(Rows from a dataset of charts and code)

-------

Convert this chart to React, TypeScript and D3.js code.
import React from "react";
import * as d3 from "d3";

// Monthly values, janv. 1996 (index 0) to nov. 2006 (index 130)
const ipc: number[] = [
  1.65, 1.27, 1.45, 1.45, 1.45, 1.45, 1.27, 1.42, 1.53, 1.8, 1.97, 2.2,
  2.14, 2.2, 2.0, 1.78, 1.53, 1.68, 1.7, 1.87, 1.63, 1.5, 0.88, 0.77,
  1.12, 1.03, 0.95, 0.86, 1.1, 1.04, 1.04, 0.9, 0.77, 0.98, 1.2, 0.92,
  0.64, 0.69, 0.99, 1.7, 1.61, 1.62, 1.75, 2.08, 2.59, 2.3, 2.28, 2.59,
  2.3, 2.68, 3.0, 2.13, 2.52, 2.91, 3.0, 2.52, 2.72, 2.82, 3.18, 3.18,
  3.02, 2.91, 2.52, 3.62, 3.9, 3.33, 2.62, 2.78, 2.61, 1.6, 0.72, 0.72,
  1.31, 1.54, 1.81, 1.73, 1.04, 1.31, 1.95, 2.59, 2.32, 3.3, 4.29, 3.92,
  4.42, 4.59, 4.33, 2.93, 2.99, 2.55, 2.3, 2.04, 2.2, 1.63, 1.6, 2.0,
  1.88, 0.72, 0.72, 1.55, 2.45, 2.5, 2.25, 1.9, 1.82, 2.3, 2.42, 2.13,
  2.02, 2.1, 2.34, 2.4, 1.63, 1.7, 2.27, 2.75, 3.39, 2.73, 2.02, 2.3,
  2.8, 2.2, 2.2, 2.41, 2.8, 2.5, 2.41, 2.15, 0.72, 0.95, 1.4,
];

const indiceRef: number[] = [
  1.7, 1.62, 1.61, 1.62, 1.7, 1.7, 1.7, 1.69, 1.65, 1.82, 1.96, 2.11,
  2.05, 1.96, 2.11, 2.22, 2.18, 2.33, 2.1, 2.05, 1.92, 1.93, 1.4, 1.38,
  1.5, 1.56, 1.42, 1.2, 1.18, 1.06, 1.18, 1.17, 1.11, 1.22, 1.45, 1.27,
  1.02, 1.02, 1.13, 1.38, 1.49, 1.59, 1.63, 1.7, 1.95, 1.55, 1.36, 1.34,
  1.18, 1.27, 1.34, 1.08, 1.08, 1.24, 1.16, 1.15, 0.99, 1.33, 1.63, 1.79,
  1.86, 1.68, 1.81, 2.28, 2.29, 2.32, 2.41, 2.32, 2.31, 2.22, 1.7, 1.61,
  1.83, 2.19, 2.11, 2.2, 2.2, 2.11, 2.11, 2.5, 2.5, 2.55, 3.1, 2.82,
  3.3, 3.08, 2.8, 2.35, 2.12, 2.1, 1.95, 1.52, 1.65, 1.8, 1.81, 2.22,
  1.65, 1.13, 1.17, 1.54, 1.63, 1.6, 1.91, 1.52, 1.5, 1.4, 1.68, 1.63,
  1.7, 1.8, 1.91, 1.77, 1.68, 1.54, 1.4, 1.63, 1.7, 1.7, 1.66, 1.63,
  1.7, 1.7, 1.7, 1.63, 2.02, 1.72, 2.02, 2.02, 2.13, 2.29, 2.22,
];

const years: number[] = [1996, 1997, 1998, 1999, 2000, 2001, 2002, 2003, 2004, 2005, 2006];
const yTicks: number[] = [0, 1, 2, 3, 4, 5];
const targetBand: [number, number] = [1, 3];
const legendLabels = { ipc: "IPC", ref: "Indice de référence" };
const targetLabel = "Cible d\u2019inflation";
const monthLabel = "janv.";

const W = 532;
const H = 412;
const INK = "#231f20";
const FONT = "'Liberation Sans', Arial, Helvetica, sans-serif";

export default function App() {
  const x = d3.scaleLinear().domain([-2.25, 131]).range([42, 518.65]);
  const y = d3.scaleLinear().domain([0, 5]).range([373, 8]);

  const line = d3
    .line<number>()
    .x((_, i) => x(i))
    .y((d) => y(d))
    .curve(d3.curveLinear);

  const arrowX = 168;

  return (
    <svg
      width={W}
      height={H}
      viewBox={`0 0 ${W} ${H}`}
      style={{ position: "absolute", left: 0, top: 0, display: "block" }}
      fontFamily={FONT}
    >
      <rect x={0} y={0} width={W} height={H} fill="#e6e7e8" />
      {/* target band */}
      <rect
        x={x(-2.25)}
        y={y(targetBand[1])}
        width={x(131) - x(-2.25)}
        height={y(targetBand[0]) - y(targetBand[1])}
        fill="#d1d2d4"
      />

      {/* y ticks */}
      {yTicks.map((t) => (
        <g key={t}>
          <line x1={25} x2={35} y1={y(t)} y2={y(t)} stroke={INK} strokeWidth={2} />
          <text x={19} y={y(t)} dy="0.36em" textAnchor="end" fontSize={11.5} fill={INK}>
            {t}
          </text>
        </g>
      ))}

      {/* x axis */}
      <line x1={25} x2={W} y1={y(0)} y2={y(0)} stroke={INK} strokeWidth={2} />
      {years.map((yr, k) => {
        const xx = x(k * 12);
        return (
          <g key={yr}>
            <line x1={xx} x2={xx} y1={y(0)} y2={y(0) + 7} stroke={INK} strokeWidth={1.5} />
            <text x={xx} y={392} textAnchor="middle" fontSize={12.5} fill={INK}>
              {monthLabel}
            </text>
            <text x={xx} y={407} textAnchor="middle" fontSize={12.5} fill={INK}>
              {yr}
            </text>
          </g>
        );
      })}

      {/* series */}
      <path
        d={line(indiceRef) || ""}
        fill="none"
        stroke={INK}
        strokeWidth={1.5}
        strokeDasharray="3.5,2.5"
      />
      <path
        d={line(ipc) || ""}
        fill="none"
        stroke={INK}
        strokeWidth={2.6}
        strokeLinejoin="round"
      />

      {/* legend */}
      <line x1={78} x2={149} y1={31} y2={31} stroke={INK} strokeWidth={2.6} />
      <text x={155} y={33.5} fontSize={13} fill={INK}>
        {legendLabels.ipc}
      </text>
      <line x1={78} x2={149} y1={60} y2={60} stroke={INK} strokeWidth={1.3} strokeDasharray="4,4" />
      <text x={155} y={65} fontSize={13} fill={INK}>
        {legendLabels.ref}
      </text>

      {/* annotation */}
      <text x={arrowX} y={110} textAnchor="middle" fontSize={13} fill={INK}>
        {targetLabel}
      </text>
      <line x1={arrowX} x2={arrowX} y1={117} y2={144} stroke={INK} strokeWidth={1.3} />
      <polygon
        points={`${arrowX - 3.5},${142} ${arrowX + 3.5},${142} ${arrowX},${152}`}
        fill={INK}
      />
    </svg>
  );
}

-------

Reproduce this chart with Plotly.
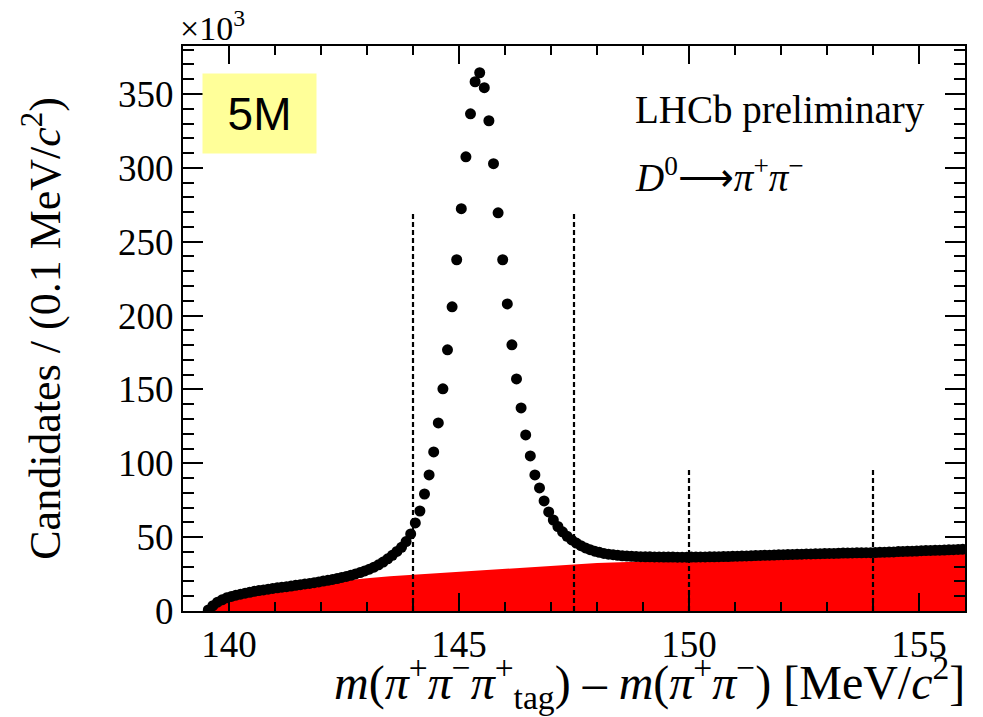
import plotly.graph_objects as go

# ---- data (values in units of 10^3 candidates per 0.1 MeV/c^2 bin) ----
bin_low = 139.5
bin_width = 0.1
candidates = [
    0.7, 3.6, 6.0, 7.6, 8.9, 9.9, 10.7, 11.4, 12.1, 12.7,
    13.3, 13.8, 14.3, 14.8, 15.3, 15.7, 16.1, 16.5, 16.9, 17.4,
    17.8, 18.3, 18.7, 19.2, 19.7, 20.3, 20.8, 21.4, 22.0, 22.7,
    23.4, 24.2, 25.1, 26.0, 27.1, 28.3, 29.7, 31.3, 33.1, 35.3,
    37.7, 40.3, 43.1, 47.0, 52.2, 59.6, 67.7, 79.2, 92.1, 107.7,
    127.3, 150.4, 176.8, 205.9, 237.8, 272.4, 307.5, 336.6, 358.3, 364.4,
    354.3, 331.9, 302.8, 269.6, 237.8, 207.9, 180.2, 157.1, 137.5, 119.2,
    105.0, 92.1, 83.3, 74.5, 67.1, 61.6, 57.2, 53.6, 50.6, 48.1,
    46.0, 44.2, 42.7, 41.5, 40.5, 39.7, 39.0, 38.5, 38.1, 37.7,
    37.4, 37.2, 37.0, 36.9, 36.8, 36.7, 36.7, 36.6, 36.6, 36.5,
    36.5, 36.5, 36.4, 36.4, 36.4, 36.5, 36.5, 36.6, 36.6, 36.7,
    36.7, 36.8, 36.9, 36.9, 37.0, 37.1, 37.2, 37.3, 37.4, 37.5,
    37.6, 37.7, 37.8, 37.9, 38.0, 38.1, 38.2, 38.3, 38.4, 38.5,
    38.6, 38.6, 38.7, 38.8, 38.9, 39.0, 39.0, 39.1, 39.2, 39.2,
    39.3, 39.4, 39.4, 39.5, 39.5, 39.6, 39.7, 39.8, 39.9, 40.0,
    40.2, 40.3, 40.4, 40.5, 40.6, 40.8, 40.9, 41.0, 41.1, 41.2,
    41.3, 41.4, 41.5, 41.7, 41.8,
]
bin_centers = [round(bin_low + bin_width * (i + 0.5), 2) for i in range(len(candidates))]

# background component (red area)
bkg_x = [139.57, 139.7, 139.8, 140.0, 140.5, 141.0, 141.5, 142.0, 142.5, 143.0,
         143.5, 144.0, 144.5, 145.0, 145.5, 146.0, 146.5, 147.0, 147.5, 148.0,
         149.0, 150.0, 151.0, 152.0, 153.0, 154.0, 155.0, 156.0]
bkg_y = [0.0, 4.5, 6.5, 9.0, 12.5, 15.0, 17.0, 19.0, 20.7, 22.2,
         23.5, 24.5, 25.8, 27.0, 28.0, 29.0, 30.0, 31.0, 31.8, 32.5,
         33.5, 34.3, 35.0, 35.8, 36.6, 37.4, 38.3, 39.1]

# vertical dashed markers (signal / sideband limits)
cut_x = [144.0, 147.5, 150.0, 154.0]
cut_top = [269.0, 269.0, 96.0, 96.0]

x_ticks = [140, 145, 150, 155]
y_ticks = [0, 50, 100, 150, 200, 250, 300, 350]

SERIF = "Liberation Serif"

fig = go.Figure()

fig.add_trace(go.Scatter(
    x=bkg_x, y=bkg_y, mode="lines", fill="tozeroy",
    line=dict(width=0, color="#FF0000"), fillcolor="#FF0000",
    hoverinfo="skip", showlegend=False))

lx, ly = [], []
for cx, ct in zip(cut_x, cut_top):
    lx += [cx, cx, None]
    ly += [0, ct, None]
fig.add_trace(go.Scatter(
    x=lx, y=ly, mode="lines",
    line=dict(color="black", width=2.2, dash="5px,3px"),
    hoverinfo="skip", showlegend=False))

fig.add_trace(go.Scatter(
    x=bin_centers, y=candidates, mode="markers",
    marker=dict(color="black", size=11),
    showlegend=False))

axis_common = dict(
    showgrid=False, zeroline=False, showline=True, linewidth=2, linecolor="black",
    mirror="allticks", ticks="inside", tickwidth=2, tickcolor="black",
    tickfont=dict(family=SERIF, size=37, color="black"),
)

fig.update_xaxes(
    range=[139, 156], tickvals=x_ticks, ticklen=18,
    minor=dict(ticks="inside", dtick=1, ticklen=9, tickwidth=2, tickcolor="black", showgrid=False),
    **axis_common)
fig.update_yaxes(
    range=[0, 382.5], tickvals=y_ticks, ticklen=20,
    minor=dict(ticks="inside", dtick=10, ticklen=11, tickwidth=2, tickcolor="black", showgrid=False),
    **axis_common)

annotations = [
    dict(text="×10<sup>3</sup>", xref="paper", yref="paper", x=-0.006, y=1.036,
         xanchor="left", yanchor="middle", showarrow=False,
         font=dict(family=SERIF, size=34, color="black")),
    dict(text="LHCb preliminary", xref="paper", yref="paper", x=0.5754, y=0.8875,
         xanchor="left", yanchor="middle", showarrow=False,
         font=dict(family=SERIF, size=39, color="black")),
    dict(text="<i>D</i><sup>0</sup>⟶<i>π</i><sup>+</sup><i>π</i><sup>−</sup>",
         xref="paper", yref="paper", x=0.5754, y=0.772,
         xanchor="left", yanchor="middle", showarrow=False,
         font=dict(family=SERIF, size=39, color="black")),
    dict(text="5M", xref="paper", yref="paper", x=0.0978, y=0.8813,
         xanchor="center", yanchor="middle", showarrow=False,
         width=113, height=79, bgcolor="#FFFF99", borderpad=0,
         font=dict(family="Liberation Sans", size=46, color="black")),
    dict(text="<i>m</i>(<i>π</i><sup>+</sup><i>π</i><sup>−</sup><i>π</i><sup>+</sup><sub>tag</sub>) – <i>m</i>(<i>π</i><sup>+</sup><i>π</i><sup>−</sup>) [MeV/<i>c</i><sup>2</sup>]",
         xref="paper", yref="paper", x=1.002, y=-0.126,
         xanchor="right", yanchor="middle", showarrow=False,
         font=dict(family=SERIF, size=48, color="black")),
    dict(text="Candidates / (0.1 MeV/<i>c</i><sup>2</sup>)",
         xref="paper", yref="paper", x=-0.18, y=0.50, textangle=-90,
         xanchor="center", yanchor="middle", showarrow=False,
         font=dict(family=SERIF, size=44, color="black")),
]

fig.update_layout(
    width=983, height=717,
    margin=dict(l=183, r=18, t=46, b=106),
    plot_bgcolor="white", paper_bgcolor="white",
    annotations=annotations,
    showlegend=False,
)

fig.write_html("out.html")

-------

--- Do this ---
Leave the pictures out, and transcribe exactly the lines above starting at the one that contains "Reproduce this chart with Plotly." and ending at the one that contains "import plotly.graph_objects as go".

--- Exercise output ---
Reproduce this chart with Plotly.
import plotly.graph_objects as go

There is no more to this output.